[WRITTEN INSTRUCTION]: Each line that holds the word "this" is to be identified and copied.
>> START RECORDED DATA
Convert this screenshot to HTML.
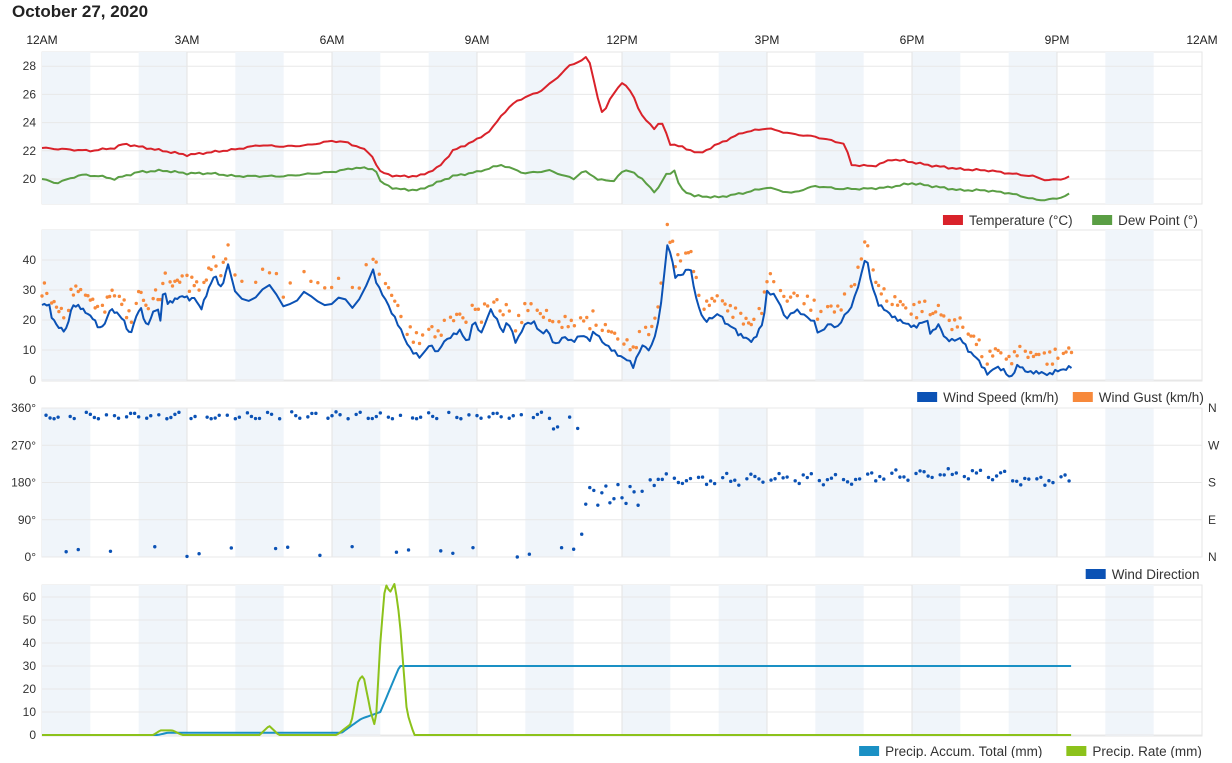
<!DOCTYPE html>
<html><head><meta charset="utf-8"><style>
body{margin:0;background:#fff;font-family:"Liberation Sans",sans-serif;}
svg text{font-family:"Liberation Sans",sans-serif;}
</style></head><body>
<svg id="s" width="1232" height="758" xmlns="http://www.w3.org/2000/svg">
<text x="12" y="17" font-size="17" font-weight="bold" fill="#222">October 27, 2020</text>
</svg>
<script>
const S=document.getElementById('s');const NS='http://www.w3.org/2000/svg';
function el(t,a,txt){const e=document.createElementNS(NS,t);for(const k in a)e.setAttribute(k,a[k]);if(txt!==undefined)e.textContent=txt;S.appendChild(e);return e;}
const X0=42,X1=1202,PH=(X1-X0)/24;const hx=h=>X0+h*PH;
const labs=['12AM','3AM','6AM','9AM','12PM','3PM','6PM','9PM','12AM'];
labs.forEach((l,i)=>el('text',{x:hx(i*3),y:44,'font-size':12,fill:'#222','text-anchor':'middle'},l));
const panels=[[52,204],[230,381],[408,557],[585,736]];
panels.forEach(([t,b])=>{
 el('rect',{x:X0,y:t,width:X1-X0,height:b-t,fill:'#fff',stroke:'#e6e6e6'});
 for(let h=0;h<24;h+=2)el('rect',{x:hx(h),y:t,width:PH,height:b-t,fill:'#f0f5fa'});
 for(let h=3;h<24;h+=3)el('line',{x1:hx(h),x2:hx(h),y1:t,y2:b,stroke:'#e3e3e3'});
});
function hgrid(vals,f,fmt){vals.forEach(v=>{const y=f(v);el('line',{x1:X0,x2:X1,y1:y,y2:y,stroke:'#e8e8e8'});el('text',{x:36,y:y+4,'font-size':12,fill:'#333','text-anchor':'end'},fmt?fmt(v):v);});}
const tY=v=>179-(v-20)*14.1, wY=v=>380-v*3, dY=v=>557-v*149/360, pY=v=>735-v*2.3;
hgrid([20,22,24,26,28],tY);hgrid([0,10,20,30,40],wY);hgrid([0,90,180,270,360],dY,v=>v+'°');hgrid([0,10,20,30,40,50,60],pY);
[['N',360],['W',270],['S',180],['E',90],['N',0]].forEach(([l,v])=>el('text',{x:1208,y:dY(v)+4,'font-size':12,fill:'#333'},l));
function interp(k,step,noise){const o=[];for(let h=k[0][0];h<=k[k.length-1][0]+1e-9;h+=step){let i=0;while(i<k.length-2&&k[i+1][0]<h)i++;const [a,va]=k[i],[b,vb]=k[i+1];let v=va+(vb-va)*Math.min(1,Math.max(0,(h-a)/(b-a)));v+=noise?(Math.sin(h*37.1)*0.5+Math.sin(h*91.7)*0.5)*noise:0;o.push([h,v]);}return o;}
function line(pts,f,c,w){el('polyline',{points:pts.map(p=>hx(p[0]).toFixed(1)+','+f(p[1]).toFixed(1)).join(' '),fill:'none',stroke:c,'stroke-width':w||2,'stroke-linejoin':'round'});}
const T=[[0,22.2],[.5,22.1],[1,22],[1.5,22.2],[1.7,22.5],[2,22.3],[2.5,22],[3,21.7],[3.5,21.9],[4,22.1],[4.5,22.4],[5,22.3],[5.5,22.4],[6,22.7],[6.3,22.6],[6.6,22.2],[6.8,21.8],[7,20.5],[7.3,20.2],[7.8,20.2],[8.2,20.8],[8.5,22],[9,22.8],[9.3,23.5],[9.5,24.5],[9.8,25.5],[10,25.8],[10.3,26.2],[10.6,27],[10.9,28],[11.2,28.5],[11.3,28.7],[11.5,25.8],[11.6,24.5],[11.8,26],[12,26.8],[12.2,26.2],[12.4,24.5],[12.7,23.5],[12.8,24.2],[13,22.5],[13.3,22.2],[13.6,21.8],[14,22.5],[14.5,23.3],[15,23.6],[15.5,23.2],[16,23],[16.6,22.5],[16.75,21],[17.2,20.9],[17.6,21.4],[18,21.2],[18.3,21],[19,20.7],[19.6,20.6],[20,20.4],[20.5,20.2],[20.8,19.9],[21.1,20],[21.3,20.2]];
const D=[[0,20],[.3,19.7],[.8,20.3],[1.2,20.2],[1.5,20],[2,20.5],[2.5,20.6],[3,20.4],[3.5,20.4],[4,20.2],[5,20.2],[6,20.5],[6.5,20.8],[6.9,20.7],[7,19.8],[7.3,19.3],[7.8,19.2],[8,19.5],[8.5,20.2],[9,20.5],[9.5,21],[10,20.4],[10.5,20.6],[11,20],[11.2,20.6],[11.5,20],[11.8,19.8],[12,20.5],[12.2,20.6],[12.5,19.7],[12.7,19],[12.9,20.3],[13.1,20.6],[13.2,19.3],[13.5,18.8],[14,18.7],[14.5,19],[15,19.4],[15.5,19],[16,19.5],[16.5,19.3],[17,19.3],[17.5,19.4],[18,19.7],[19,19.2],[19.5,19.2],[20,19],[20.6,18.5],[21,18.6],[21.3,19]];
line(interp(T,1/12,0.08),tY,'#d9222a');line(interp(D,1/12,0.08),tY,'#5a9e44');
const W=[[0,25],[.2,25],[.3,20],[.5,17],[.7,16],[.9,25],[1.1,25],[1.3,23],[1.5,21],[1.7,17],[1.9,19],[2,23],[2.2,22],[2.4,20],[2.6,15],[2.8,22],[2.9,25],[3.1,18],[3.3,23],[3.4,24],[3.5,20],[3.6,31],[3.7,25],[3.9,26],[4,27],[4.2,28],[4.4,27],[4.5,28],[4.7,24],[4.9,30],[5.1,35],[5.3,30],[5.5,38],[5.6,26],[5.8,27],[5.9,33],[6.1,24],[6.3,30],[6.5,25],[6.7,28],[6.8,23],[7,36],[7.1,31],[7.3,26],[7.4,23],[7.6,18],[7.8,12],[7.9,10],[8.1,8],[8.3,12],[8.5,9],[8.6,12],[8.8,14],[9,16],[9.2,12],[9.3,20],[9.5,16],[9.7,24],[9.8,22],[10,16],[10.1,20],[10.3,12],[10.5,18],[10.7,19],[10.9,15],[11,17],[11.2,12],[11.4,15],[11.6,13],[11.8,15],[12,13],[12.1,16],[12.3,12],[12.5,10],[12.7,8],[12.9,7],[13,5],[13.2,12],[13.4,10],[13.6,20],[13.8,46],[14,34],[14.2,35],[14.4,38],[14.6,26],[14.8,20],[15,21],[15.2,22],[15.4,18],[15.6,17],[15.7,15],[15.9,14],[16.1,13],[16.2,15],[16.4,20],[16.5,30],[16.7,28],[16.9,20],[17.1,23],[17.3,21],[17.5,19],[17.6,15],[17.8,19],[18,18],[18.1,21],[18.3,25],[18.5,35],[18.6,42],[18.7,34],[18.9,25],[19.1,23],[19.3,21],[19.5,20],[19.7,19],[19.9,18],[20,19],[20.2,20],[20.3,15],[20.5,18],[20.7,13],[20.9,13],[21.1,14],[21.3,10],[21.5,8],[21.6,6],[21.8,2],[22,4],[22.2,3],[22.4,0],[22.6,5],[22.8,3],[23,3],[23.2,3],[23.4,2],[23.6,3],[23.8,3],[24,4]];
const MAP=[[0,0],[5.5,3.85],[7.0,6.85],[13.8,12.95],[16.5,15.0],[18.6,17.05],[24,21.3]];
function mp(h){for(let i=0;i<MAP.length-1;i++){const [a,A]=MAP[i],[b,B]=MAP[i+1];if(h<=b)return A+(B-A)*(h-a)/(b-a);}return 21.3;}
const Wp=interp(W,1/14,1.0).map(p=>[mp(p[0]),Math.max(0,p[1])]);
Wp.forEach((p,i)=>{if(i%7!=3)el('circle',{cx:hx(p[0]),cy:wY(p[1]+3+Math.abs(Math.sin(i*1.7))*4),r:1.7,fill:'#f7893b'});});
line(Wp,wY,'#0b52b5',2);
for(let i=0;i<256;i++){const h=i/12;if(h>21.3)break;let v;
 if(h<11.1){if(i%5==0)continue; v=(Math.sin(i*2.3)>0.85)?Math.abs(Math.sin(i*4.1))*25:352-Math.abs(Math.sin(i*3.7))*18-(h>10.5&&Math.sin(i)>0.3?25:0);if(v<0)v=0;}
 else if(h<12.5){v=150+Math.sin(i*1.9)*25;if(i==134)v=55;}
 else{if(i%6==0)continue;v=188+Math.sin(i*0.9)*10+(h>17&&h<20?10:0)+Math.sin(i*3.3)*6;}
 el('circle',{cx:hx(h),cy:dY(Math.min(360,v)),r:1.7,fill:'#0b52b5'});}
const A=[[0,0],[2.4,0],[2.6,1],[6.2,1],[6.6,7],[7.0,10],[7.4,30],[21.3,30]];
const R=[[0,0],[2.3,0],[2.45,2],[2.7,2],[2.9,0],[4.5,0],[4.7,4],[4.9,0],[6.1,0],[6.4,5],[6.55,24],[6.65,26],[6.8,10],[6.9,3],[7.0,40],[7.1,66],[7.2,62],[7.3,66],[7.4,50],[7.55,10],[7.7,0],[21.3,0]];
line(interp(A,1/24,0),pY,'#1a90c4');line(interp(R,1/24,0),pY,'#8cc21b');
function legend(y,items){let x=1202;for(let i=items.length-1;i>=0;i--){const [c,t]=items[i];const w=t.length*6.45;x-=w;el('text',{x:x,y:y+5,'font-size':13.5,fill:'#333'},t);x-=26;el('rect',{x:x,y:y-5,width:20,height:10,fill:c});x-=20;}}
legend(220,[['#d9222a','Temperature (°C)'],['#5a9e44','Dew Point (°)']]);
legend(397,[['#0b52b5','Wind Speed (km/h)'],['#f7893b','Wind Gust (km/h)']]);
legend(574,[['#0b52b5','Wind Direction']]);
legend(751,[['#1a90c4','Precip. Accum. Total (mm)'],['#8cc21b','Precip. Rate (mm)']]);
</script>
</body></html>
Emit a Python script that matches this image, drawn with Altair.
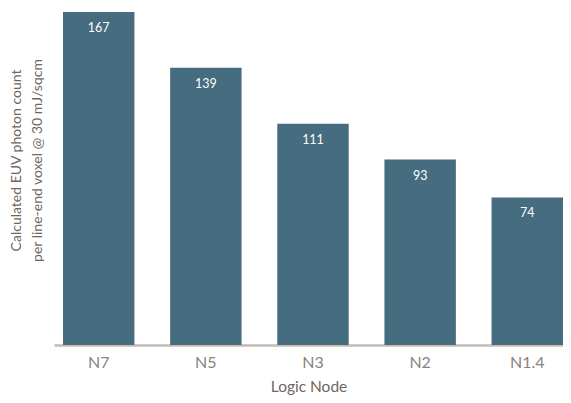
>> END RECORDED DATA
[EXPECTED ANSWER]:
Convert this screenshot to HTML.
Emit a Python script that matches this image, drawn with Altair.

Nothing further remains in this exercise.